In 2006 Swedbank decided to implement an Active/Active configuration with GoldenGate’s High Availability solution. “Having evaluated various data migration and availability solutions, we decided to deploy GoldenGate because of its interoperability with the ACI Base24 application, and because the solution had already been proven elsewhere at Swedbank where it was deployed by other departments,” says Magnus Kleveby, systems area manager for authorisation processing at Swedbank.
The Swedbank Active/Active system runs on two HP NonStop server nodes separated geographically for disaster tolerance best practice reasons. Both databases are active and are processing different transactions against their own copies of the Base24 application database. Additionally, transactions are split between the databases to provide load balancing. In the event that one database fails or must be taken offline for planned hardware or software maintenance, upgrades, or migrations, all transactions are simply routed to the surviving node for processing. Thus, planned downtime is eliminated; and recovery from a sudden failure occurs literally within seconds.

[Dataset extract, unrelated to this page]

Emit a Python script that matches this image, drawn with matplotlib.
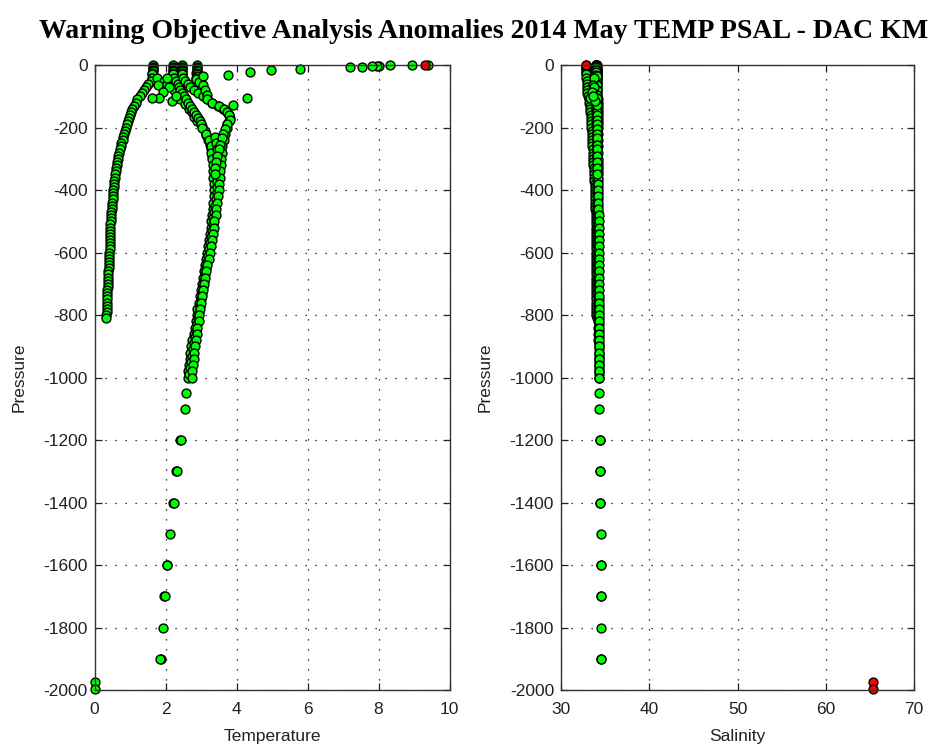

“In the event of an unexpected outage, we can restore data within seconds and the system can cope with sudden peaks in demand, such as at the end of the month when most people do a lot of shopping or go online to pay bills,” says Kleveby. “GoldenGate has given us the assurance we are looking for and we can maintain our level of customer service no matter what.”
Swedbank’s Active/Active configuration was also leveraged during a migration across the HP NonStop environment when moving to the new HP Integrity platform. By taking down one server at a time, upgrading it, and then returning it to service, this major upgrade was achieved with no application downtime.